══ Given records ══
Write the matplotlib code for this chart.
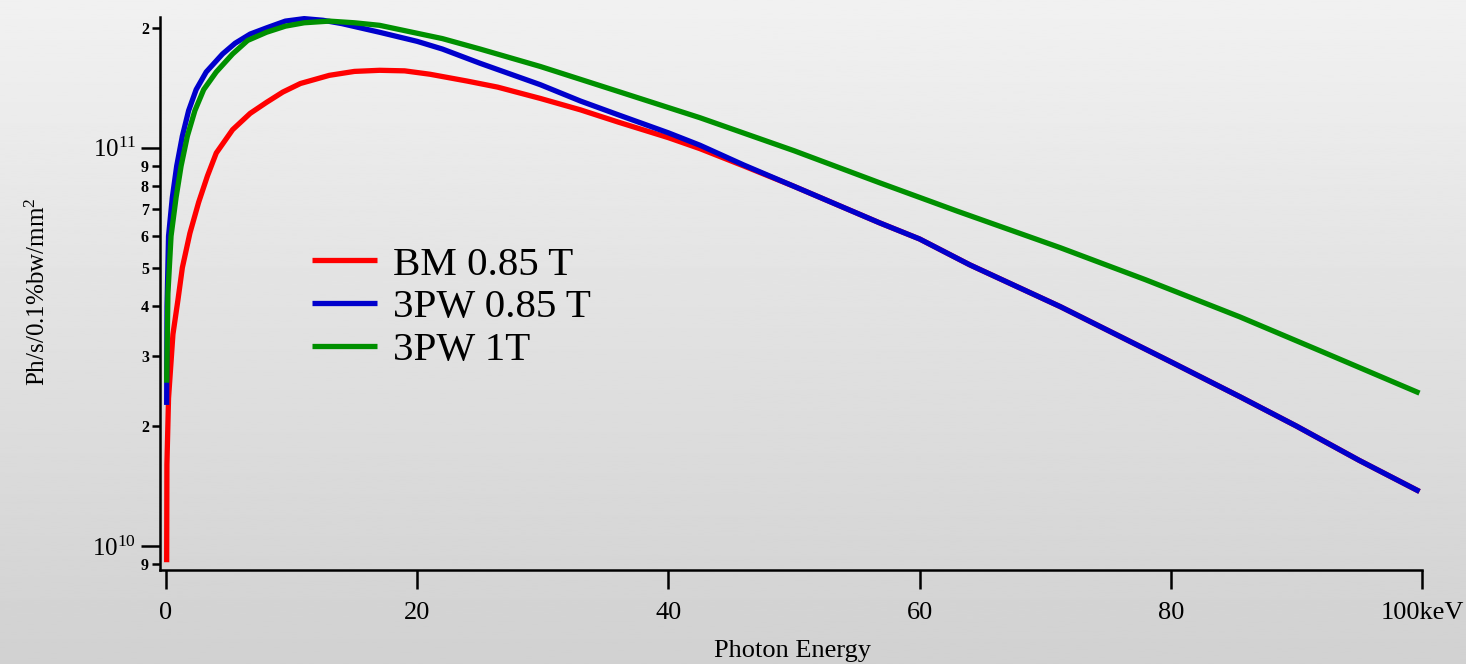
import numpy as np
import matplotlib
matplotlib.use("Agg")
import matplotlib.pyplot as plt
from matplotlib.ticker import FixedLocator, FixedFormatter

plt.rcParams['font.family'] = ['Liberation Serif', 'DejaVu Serif']
plt.rcParams['mathtext.fontset'] = 'custom'
plt.rcParams['mathtext.rm'] = 'Liberation Serif'

# photon energy (keV) and flux (ph/s/0.1%bw/mm^2)
energy_bm = [0.05, 0.07, 0.2, 0.55, 0.95, 1.3, 1.9, 2.6, 3.3, 4.0, 5.3, 6.7, 8.0,
             9.3, 10.7, 13, 15, 17, 19, 21, 24, 26.4, 29.8, 33, 36, 40, 42.5, 46,
             50, 56.8, 60, 64, 71.2, 80, 85.5, 90, 95, 99.8]
flux_bm = [9.1e9, 1.6e10, 2.35e10, 3.4e10, 4.15e10, 5.0e10, 6.1e10, 7.3e10, 8.5e10,
           9.7e10, 1.11e11, 1.22e11, 1.30e11, 1.38e11, 1.45e11, 1.52e11, 1.555e11,
           1.565e11, 1.56e11, 1.53e11, 1.47e11, 1.42e11, 1.33e11, 1.245e11, 1.16e11,
           1.06e11, 0.995e11, 0.90e11, 0.80e11, 0.648e11, 0.59e11, 0.508e11,
           0.399e11, 0.29e11, 0.237e11, 0.20e11, 0.164e11, 0.137e11]

energy_pw085 = [0.05, 0.08, 0.2, 0.5, 0.85, 1.3, 1.8, 2.4, 3.2, 4.5, 5.5, 6.7, 8.0,
                9.5, 11, 12.5, 14, 17, 20, 22, 25, 29.8, 33, 36, 40, 42.5, 46, 50,
                56.8, 60, 64, 71.2, 80, 85.5, 90, 95, 99.8]
flux_pw085 = [2.26e10, 4.0e10, 6.0e10, 7.5e10, 9.0e10, 1.07e11, 1.24e11, 1.40e11,
              1.55e11, 1.72e11, 1.83e11, 1.93e11, 2.00e11, 2.08e11, 2.11e11,
              2.09e11, 2.05e11, 1.95e11, 1.85e11, 1.77e11, 1.63e11, 1.44e11,
              1.31e11, 1.21e11, 1.09e11, 1.015e11, 0.905e11, 0.80e11, 0.648e11,
              0.59e11, 0.508e11, 0.399e11, 0.29e11, 0.237e11, 0.20e11, 0.164e11,
              0.137e11]

energy_pw1 = [0.05, 0.15, 0.4, 0.8, 1.2, 1.7, 2.3, 3.0, 4.0, 5.3, 6.5, 8.0, 9.5,
              11, 13, 15, 17, 22, 25, 29.8, 36, 42.5, 50, 56.8, 63, 71.2, 78, 85.5,
              92, 99.8]
flux_pw1 = [2.57e10, 4.3e10, 6.0e10, 7.5e10, 9.0e10, 1.07e11, 1.24e11, 1.40e11,
            1.55e11, 1.72e11, 1.86e11, 1.95e11, 2.02e11, 2.06e11, 2.08e11, 2.06e11,
            2.03e11, 1.88e11, 1.77e11, 1.60e11, 1.385e11, 1.19e11, 0.983e11,
            0.817e11, 0.693e11, 0.561e11, 0.466e11, 0.376e11, 0.308e11, 0.242e11]

series = [
    ("BM 0.85 T", energy_bm, flux_bm, "#ff0000"),
    ("3PW 0.85 T", energy_pw085, flux_pw085, "#0000cc"),
    ("3PW 1T", energy_pw1, flux_pw1, "#009000"),
]

x_ticks = [0, 20, 40, 60, 80, 100]
x_labels = ["0", "20", "40", "60", "80", "100keV"]
y_major = [1e10, 1e11]
y_major_labels = [r"$\mathregular{10^{10}}$", r"$\mathregular{10^{11}}$"]
y_minor = [9e9, 2e10, 3e10, 4e10, 5e10, 6e10, 7e10, 8e10, 9e10, 2e11]
y_minor_labels = ["9", "2", "3", "4", "5", "6", "7", "8", "9", "2"]

W, H = 1466, 664
fig = plt.figure(figsize=(W / 100, H / 100), dpi=100)

# grey vertical gradient background
bg = fig.add_axes([0, 0, 1, 1], zorder=-1)
grad = np.linspace(0.945, 0.82, 256).reshape(-1, 1)
bg.imshow(grad, aspect='auto', cmap='gray', vmin=0, vmax=1, extent=[0, 1, 0, 1])
bg.axis('off')

ax = fig.add_axes([160 / W, 1 - 570 / H, (1422 - 160) / W, (570 - 17) / H])
ax.set_facecolor('none')

for name, xs, ys, col in series:
    ax.plot(xs, ys, color=col, lw=3.8, label=name, clip_on=False,
            solid_capstyle='butt', solid_joinstyle='round')

ax.set_yscale('log')
ax.set_xlim(-0.48, 100)
ax.set_ylim(8.7e9, 2.13e11)

ax.spines['top'].set_visible(False)
ax.spines['right'].set_visible(False)
for s in ('left', 'bottom'):
    ax.spines[s].set_linewidth(1.8)

ax.xaxis.set_major_locator(FixedLocator(x_ticks))
ax.xaxis.set_major_formatter(FixedFormatter(x_labels))
ax.xaxis.set_minor_locator(FixedLocator([]))
ax.tick_params(axis='x', which='major', direction='out', length=14, width=1.8,
               labelsize=19, pad=9)

ax.yaxis.set_major_locator(FixedLocator(y_major))
ax.yaxis.set_major_formatter(FixedFormatter(y_major_labels))
ax.yaxis.set_minor_locator(FixedLocator(y_minor))
ax.yaxis.set_minor_formatter(FixedFormatter(y_minor_labels))
ax.tick_params(axis='y', which='major', direction='out', length=14, width=1.8,
               labelsize=18, pad=3)
ax.tick_params(axis='y', which='minor', direction='out', length=6, width=1.8,
               labelsize=11.5, pad=2)
for lab in ax.yaxis.get_minorticklabels():
    lab.set_fontweight('bold')

fig.text(792 / W, 1 - 651 / H, "Photon Energy", fontsize=19,
         ha='center', va='center')
fig.text(38 / W, 1 - 292 / H, r"$\mathregular{Ph/s/0.1\%bw/mm^{2}}$", rotation=90,
         fontsize=18, ha='center', va='center')

ax.legend(loc='upper left', bbox_to_anchor=(312 / W, 1 - 246 / H),
          bbox_transform=fig.transFigure, frameon=False, fontsize=29.5,
          handlelength=1.58, handletextpad=0.4, labelspacing=0.12,
          borderpad=0, borderaxespad=0)

fig.savefig("out.png", dpi=100)
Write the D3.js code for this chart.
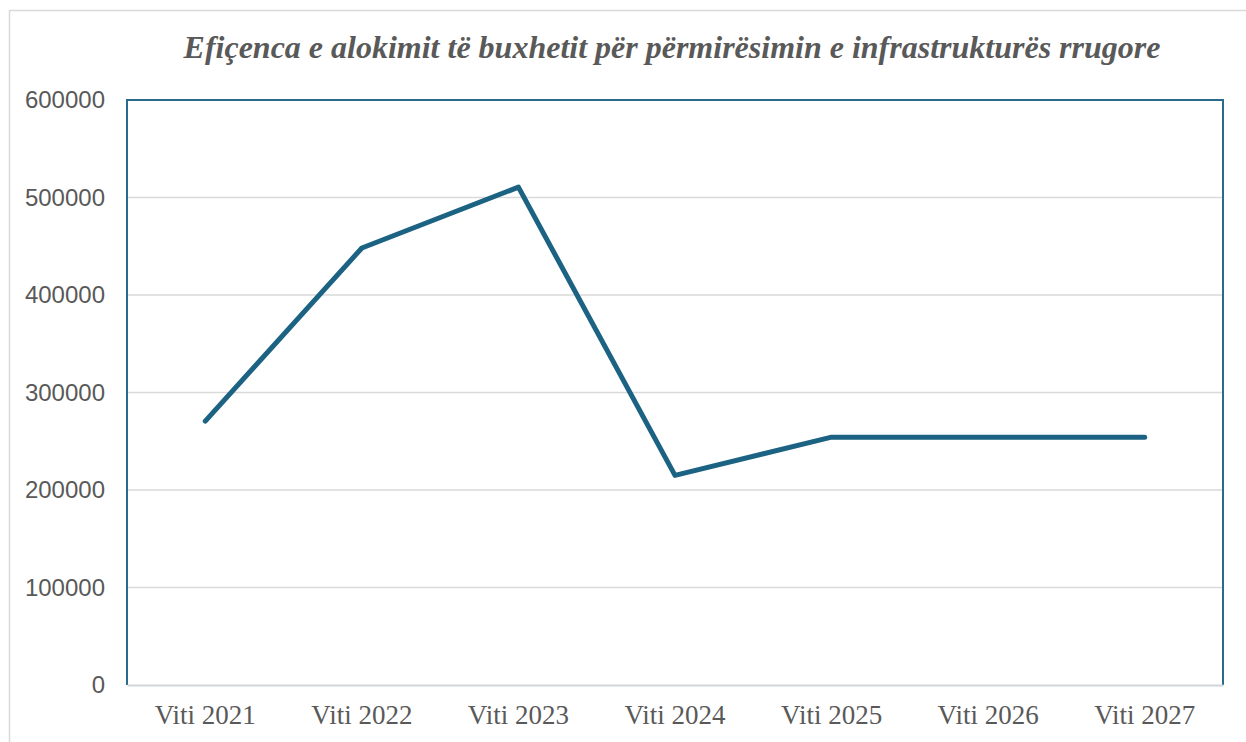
<!DOCTYPE html>
<html>
<head>
<meta charset="utf-8">
<script src="https://cdn.jsdelivr.net/npm/d3@7"></script>
<style>
  body { margin: 0; background: #fff; }
  svg { display: block; }
</style>
</head>
<body>
<svg class="chart"></svg>
<script>
	// data
	var years = ["Viti 2021", "Viti 2022", "Viti 2023", "Viti 2024", "Viti 2025", "Viti 2026", "Viti 2027"];
	var budget = [270600, 448200, 510600, 215000, 254200, 254200, 254200];
	var yTicks = [0, 100000, 200000, 300000, 400000, 500000, 600000];
	var title = "Efiçenca e alokimit të buxhetit për përmirësimin e infrastrukturës rrugore";

	const colors = {
		line: "#1b6283",
		frame: "#2a6a8c",
		grid: "#d9d9d9",
		axis: "#cfd6dc",
		text: "#595959",
		border: "#d9d9d9"
	};
	const W = 1246, H = 742;
	const margin = {top: 100, bottom: 57, left: 127, right: 23};
	var width = W - margin.left - margin.right;
	var height = H - margin.top - margin.bottom;

	var svg = d3.select('.chart')
		.attr('width', W)
		.attr('height', H);

	// outer chart border (cut off at right and bottom)
	svg.append('rect')
		.attr('x', 9.5).attr('y', 10.5)
		.attr('width', W + 20).attr('height', H + 20)
		.attr('fill', 'none')
		.attr('stroke', colors.border)
		.attr('stroke-width', 1.5);

	svg.append('text')
		.attr('x', 672).attr('y', 58)
		.attr('text-anchor', 'middle')
		.attr('font-family', '"Liberation Serif", "Times New Roman", serif')
		.attr('font-style', 'italic')
		.attr('font-weight', 'bold')
		.attr('font-size', 32)
		.attr('fill', colors.text)
		.text(title);

	var chart = svg.append('g')
		.attr('transform', 'translate(' + margin.left + ',' + margin.top + ')');

	var x = d3.scaleBand()
		.domain(years)
		.range([0, width]);

	var y = d3.scaleLinear()
		.domain([0, 600000])
		.range([height, 0]);

	// gridlines
	chart.append('g')
		.selectAll('line')
		.data(yTicks.filter((d) => d > 0 && d < 600000))
		.enter()
		.append('line')
		.attr('x1', 0).attr('x2', width)
		.attr('y1', (d) => y(d)).attr('y2', (d) => y(d))
		.attr('stroke', colors.grid)
		.attr('stroke-width', 1.5);

	// plot area frame: left, top, right in blue
	chart.append('path')
		.attr('d', 'M0,' + height + 'V0H' + width + 'V' + height)
		.attr('fill', 'none')
		.attr('stroke', colors.frame)
		.attr('stroke-width', 2);

	// y axis labels
	var yAxis = chart.append('g')
		.call(d3.axisLeft(y).tickValues(yTicks).tickSize(0).tickPadding(22).tickFormat(d3.format('d')));
	yAxis.select('.domain').remove();
	yAxis.selectAll('text')
		.attr('font-family', '"Liberation Sans", Arial, sans-serif')
		.attr('font-size', 24)
		.attr('fill', colors.text);

	// x axis
	var xAxis = chart.append('g')
		.attr('transform', 'translate(0,' + height + ')')
		.call(d3.axisBottom(x).tickSize(0).tickPadding(20));
	xAxis.select('.domain')
		.attr('stroke', colors.axis)
		.attr('stroke-width', 2);
	xAxis.selectAll('text')
		.attr('font-family', '"Liberation Serif", "Times New Roman", serif')
		.attr('font-size', 27)
		.attr('fill', colors.text)
		.attr('dy', '0.71em');

	var line = d3.line()
		.x((d, i) => x(years[i]) + x.bandwidth() / 2)
		.y((d) => y(d));

	chart.append('path')
		.datum(budget)
		.attr('d', line)
		.attr('fill', 'none')
		.attr('stroke', colors.line)
		.attr('stroke-width', 5)
		.attr('stroke-linejoin', 'round')
		.attr('stroke-linecap', 'round');
</script>
</body>
</html>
═══
§ Problem details: Would you reproduce the lines above, from the very first through the line containing "plt.rcParams['mathtext.rm'] = 'Liberation", exactly and without the pictures?

§ Answer:
Write the matplotlib code for this chart.
import numpy as np
import matplotlib
matplotlib.use("Agg")
import matplotlib.pyplot as plt
from matplotlib.ticker import FixedLocator, FixedFormatter

plt.rcParams['font.family'] = ['Liberation Serif', 'DejaVu Serif']
plt.rcParams['mathtext.fontset'] = 'custom'
plt.rcParams['mathtext.rm'] = 'Liberation Serif'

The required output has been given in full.